In 1975, country music legend Loretta Lynn released what would prove to be the most controversial song of her career. Despite becoming her highest-charting song on the Billboard Hot 100 charts, Lynn’s “The Pill” has been banned from country music radio for more than 50 years.

The song — which was penned by Lorene Allen, Don McHan, T. D. Bayless, and Loretta Lynn — is an ode to the sexual revolution of the decade.

“This incubator is over-used because you’ve kept it filled / But feeling good comes easy now since I’ve got the pill,” Lynn sings.

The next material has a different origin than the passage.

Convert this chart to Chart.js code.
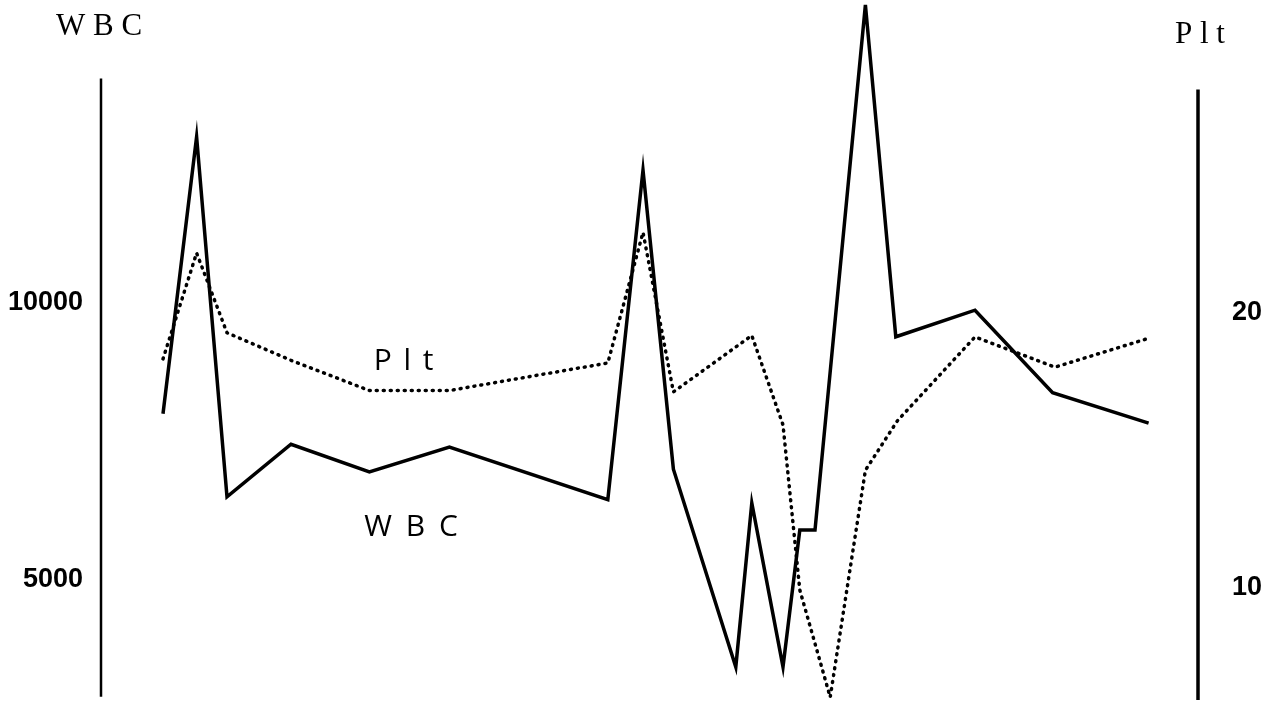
<!DOCTYPE html>
<html lang="ja">
<head>
<meta charset="UTF-8">
<title>WBC・Plt 推移</title>
<script src="https://cdn.jsdelivr.net/npm/chart.js"></script>
<style>
  html, body { margin: 0; padding: 0; background: #fff; }
  #wrap { width: 1272px; height: 709px; }
</style>
</head>
<body>
<div id="wrap"><canvas id="chart"></canvas></div>
<script>
  // 経過日数（横軸は目盛りなし）と各値
  const wbcDays = [0, 2.1, 4, 8, 12.9, 17.9, 27.8, 30, 31.9, 35.8, 36.8, 38.75, 39.8, 40.75, 43.9, 45.8, 50.75, 55.6, 61.6];
  const wbcValues = [8000, 13000, 6500, 7450, 6950, 7400, 6450, 12400, 7000, 3430, 6390, 3430, 5900, 5900, 15380, 9390, 9870, 8380, 7830];
  const pltDays = [0, 2.1, 4, 8, 12.9, 17.9, 27.8, 30, 31.9, 36.8, 38.75, 39.8, 41.7, 43.9, 45.9, 50.75, 55.75, 61.6];
  const pltValues = [18.3, 22.15, 19.25, 18.25, 17.15, 17.15, 18.15, 22.9, 17.1, 19.15, 15.9, 9.9, 6.0, 14.25, 16.05, 19.1, 18.0, 19.05];
  const wbcTicks = [5000, 10000];
  const pltTicks = [10, 20];

  const tickFont = { family: "'Liberation Sans Narrow', 'Arial Narrow', 'Liberation Sans', sans-serif", size: 27, weight: 'bold' };

  // 軸線・軸タイトル・系列名
  const decor = {
    id: 'decor',
    afterDraw(chart) {
      const { ctx, scales } = chart;
      const yW = scales.yW, yP = scales.yP, x = scales.x;
      ctx.save();
      ctx.strokeStyle = '#000';
      ctx.lineWidth = 2.5;
      ctx.beginPath();
      ctx.moveTo(yW.right, yW.getPixelForValue(14050));
      ctx.lineTo(yW.right, yW.getPixelForValue(2890));
      ctx.stroke();
      ctx.lineWidth = 3.5;
      ctx.beginPath();
      ctx.moveTo(yP.left, yP.getPixelForValue(28.1));
      ctx.lineTo(yP.left, yP.getPixelForValue(5.9));
      ctx.stroke();

      ctx.fillStyle = '#000';
      ctx.textAlign = 'center';
      ctx.textBaseline = 'middle';
      ctx.font = "31px 'Liberation Serif', serif";
      ctx.fillText('W B C', yW.right - 2, 27);
      ctx.fillText('P l t', yP.left + 2, 35);

      ctx.font = "30px 'Open Sans', sans-serif";
      ctx.letterSpacing = '2px';
      ctx.fillText('P l t', x.getPixelForValue(15.1), yP.getPixelForValue(18.2));
      ctx.letterSpacing = '3px';
      ctx.fillText('W B C', x.getPixelForValue(15.6), yW.getPixelForValue(5940));
      ctx.restore();
    }
  };

  const fixAxis = (w) => (scale) => {
    scale.width = w;
    scale.paddingTop = 0;
    scale.paddingBottom = 0;
  };

  new Chart(document.getElementById('chart'), {
    type: 'line',
    data: {
      datasets: [
        {
          label: 'WBC',
          data: wbcDays.map((d, i) => ({ x: d, y: wbcValues[i] })),
          yAxisID: 'yW',
          borderColor: '#000',
          borderWidth: 3.5,
          pointRadius: 0,
          tension: 0
        },
        {
          label: 'Plt',
          data: pltDays.map((d, i) => ({ x: d, y: pltValues[i] })),
          yAxisID: 'yP',
          borderColor: '#000',
          borderWidth: 3.5,
          borderDash: [1, 6],
          borderCapStyle: 'round',
          pointRadius: 0,
          tension: 0
        }
      ]
    },
    options: {
      responsive: true,
      maintainAspectRatio: false,
      animation: false,
      layout: { padding: 0 },
      plugins: { legend: { display: false }, tooltip: { enabled: false } },
      scales: {
        x: { type: 'linear', display: false, min: -3.875, max: 64.6875 },
        yW: {
          position: 'left',
          min: 2671,
          max: 15469,
          grid: { display: false },
          border: { display: false },
          ticks: { color: '#000', font: tickFont, padding: 10, callback: v => String(v) },
          afterBuildTicks: s => { s.ticks = wbcTicks.map(v => ({ value: v })); },
          afterFit: fixAxis(101)
        },
        yP: {
          position: 'right',
          min: 5.57,
          max: 31.35,
          grid: { display: false },
          border: { display: false },
          ticks: { color: '#000', font: tickFont, padding: 26, callback: v => String(v) },
          afterBuildTicks: s => { s.ticks = pltTicks.map(v => ({ value: v })); },
          afterFit: fixAxis(74)
        }
      }
    },
    plugins: [decor]
  });
</script>
</body>
</html>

Country radio stations refused to play the song due to its focus on the taboo topic of birth control.

“If I’d had the pill back when I was havin’ babies I’d have taken ’em like popcorn,” Lynn previously told People. “The pill is good for people. I wouldn’t trade my kids for anyone’s. But I wouldn’t necessarily have had six, and I sure would have spaced ’em better.”

Following her death in 2022, “The Pill” was played by a country radio station for the first and only time, according to Luminate (formerly Nielsen Music), Time reported.

“It’s just a wife arguin’ with her husband,” Lynn explained to People. “The wife is sayin’, ‘You’ve kept me barefoot and pregnant all these years while you’ve been slippin’ around. Now you straighten out or I’ll start, now that I have the pill.'”

Despite its radio ban, “The Pill” was “selling 15,000 copies a week” simply through word of mouth, the outlet reported.